LEWISTON — Some things in the 2024 Farmers’ Almanac are a sure bet, like the scientific reality that a swath of Maine will see a total eclipse of the sun on April 8.
But other stuff is, well, iffier.
For instance, the 2024 almanac released this week is predicting a “cold, snowy” winter in New England, including a major storm in the second week of February, with frigid temperatures to follow.
Managing Editor Sandi Duncan said the almanac envisions “a return to more traditional types of winter.”
“The BRRR is back,” the 184-page volume warns.
The almanac doesn’t offer a lot of hope for next summer either, predicting it will be both sultry and soggy in the Northeast, with unseasonably chilly temperatures moving in before Labor Day.
But weather predictions, an almanac staple since it began publishing in 1818, are only a small part of a package that includes life hacks, astronomical data, trivia, gardening help and a whole lot more.
What it amounts to is a great big dose of Americana, as rooted in the national psyche as baseball, apple pie and fireworks on Independence Day, perhaps one of the few that can bind us all together without any rancor.
“It’s never been political,” Peter Geiger, the almanac’s editor, said.
But if you want to know tidbits of folklore, including the notion that a full moon offers “a great time to go on a first date,” the almanac fits the bill.
Geiger said other useful items within its pages range from the origins of phrases to how best to ripen green tomatoes.
The idea, he said, is to tell people how to do a job “a little bit easier and cheaper.”
Those sort of life hacks and factoids are an almanac staple.
Total eclipse of the sun
Carly Simon once sang about a former beau who “took a Learjet up to Nova Scotia” to see a total eclipse of the sun.
But on April 8, 2024, Mainers will find it a lot easier to eyeball one for themselves since the Pine Tree State is smack dab in its 125-mile-wide path.
“We’re going to be right in the direct line,” Duncan said, with Island Falls in Aroostook County slated to see a total eclipse for a tad less than three minutes and 20 seconds.
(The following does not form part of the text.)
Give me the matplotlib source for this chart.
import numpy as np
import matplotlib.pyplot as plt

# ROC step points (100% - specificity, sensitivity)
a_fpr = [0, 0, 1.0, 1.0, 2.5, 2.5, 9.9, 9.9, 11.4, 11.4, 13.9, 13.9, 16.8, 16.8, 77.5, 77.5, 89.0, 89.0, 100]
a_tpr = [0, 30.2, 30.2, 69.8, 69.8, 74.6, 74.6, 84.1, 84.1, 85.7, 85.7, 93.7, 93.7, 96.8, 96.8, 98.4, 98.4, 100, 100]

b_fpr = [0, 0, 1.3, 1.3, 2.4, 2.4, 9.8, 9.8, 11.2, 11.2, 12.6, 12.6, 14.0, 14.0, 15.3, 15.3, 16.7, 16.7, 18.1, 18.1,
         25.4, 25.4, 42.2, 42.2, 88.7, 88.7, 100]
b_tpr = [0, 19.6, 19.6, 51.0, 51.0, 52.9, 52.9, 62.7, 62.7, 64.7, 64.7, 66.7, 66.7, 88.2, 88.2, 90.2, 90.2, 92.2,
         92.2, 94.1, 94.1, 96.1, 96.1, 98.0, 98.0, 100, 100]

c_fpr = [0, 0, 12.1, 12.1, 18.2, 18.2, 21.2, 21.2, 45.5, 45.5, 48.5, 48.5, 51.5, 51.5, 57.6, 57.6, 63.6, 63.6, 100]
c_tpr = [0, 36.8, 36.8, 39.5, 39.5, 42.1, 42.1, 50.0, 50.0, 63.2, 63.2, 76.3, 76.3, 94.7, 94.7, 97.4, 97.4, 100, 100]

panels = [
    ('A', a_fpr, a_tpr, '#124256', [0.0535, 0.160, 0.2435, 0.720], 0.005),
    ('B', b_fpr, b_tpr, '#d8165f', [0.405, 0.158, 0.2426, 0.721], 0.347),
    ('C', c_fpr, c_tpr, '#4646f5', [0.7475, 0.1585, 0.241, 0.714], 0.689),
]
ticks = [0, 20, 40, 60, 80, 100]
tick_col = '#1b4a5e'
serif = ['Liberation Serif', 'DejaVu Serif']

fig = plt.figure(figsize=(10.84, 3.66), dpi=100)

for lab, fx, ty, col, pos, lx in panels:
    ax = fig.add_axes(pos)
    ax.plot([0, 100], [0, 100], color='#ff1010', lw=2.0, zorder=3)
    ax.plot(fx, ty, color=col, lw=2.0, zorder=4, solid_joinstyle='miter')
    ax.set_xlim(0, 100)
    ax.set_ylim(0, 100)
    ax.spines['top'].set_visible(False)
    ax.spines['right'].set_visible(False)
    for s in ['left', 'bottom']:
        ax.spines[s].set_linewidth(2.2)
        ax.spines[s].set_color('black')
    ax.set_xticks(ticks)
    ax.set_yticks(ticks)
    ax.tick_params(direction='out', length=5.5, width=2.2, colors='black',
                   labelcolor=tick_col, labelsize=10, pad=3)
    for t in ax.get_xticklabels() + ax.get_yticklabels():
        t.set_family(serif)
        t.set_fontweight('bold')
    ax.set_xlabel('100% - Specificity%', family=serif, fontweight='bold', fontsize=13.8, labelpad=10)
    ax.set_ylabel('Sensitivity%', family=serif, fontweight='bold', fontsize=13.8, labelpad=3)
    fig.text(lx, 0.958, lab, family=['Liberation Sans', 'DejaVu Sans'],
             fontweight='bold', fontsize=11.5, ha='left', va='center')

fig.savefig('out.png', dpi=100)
The small town of less than 1,000 people is 27 miles southwest of Houlton.
The almanac suggests planning a vacation around the chance to see it. It points out that the Southwest offers the best hope for viewing because the skies are generally less cloudy.
For those in the path, which cuts across western Maine, the moon will cross in front of the sun and eventually block it out entirely, assuming, of course, that clouds don’t get in the way.
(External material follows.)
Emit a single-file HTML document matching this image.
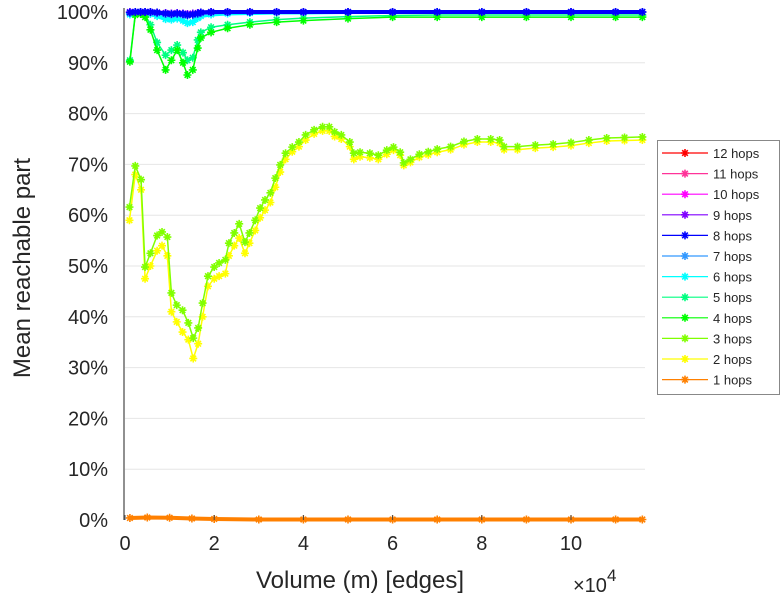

“As the final bead of light winks out,” the almanac says, “the light of the sun will seem to rush out in a deathly silence — as if being suddenly immersed in a vacuum.”
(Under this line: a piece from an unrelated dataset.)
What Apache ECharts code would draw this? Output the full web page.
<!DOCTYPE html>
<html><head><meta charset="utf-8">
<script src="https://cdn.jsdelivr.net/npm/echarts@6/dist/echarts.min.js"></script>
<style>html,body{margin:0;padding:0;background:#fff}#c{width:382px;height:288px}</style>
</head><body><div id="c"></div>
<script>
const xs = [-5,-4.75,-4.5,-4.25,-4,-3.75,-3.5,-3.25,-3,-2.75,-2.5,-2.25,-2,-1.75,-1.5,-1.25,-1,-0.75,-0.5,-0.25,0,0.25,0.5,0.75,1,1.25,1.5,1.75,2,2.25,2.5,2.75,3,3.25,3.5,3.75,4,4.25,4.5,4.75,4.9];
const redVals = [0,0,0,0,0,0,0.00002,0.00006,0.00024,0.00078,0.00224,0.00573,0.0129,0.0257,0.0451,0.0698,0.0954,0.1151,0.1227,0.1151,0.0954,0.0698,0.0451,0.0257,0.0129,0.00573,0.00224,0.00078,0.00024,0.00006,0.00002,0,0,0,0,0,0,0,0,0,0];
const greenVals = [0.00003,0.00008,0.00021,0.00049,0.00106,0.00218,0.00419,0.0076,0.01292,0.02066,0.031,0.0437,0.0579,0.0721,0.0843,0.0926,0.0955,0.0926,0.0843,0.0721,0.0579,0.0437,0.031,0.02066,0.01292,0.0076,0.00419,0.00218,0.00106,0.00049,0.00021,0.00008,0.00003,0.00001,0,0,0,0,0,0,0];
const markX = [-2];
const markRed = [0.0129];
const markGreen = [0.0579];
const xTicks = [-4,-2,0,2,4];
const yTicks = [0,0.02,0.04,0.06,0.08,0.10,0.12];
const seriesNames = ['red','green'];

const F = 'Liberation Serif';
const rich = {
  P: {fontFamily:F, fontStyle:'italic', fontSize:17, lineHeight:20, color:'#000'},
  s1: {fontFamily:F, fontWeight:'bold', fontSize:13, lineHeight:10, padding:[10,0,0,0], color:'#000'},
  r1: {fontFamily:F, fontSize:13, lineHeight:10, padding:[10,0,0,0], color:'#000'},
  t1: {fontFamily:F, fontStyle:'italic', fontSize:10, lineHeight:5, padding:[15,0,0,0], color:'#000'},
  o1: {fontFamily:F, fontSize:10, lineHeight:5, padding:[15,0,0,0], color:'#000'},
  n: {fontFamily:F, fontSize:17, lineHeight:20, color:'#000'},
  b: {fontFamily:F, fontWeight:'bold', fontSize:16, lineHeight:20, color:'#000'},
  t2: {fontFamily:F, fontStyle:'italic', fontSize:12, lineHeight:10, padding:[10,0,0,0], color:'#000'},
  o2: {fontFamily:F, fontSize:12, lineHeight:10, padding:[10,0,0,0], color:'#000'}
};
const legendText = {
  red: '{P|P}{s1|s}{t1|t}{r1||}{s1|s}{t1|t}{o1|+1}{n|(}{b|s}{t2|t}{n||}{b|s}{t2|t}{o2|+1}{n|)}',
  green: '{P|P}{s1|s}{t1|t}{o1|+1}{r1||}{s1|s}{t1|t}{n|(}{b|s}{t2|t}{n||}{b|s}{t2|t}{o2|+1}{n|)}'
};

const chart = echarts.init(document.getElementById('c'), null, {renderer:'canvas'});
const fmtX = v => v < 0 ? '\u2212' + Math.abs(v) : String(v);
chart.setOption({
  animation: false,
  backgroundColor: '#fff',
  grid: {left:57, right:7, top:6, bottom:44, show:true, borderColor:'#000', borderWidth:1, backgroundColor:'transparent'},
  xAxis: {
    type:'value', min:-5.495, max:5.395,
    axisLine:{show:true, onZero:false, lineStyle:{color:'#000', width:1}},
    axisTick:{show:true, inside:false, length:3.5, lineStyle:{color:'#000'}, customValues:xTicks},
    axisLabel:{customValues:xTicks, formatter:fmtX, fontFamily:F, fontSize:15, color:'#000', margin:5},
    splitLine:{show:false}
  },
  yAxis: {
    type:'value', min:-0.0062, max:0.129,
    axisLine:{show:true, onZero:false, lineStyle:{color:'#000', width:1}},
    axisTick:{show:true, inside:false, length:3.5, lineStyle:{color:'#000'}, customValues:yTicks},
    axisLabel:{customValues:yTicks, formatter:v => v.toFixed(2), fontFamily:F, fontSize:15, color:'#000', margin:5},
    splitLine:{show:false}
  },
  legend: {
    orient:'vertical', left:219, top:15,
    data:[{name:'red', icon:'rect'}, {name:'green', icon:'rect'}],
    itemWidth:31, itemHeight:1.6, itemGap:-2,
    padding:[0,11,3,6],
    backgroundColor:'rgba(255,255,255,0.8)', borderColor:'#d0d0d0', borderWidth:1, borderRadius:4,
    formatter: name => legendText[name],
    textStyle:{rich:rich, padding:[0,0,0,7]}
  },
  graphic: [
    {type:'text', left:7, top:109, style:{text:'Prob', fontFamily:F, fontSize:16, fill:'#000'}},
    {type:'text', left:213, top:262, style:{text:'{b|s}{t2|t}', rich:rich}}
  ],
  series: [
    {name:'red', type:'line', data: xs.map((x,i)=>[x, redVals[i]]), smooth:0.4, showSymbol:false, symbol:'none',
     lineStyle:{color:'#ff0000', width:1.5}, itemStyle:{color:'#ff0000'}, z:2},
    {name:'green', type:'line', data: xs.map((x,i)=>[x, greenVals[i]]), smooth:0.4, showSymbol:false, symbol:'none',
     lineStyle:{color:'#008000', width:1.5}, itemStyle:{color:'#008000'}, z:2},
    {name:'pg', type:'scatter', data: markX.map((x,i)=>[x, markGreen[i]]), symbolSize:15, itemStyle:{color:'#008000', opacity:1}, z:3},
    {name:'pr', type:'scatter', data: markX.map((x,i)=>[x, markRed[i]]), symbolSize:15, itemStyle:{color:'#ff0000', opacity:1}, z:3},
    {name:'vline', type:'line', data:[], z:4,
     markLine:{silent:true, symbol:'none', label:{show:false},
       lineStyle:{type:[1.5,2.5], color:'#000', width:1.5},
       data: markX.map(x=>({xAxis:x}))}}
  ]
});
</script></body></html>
The almanac goes into detail about how it looks and why it’s so cool.
Then it adds a final hope that seeing it “brings you a newfound appreciation of the wonder and mystery of the cosmos!”
Geiger said readers are ever more interested in astronomical events of all sorts, from moon cycles to comets.
“People really like that kind of information and it’s more and more and more,” he said. “We’ve seen that. So we’ve tried to expand.”
Farming roots remain strong
The Farmers’ Almanac has been published annually since 1818, when it sold for 6 cents and contained 36 pages of text, mostly focused on hard data helpful to farms.
Though the $8.99 almanac’s market today goes well beyond farmers, Duncan and Geiger said it remains a useful guide for rural folks.
“We have a gardening by the moon calendar,” Geiger said, which “basically suggests best times to garden based on the phase of the moon and where the moon is in the sky” as well as what he described as a proprietary formula.
Is it science? Not quite.
But, as Geiger put it, “Many people feel like the moon has a pull on the Earth just like it does on the tides” with water in the soil perhaps moving slightly along with the phases of the moon.
In any case, “people love to try to follow our gardening by the moon information,” Geiger said.
The skies can also help people figure out the best days to cut their hair, mow their grass and much more, the almanac says.
“We just try to be true to the brand,” Geiger said. “We try to make sure our brand is clean and clear and people can appreciate it.”
He said whenever he talks with somebody about the almanac that’s been published in Lewiston since 1959, they “get pretty excited about it because it conjures a pleasant thought or a valuable thought to people. Maybe it’s a childhood thought, too. I don’t know.”
“But our purpose is to help educate people and help them live better lives for themselves,” Geiger said.
The Farmers’ Almanac may steer clear of politics, but maybe the result is that it deals with issues that are more important to the real lives Americans lead.
After all, who wouldn’t rather dig into a great new recipe than, say, the Congressional Register?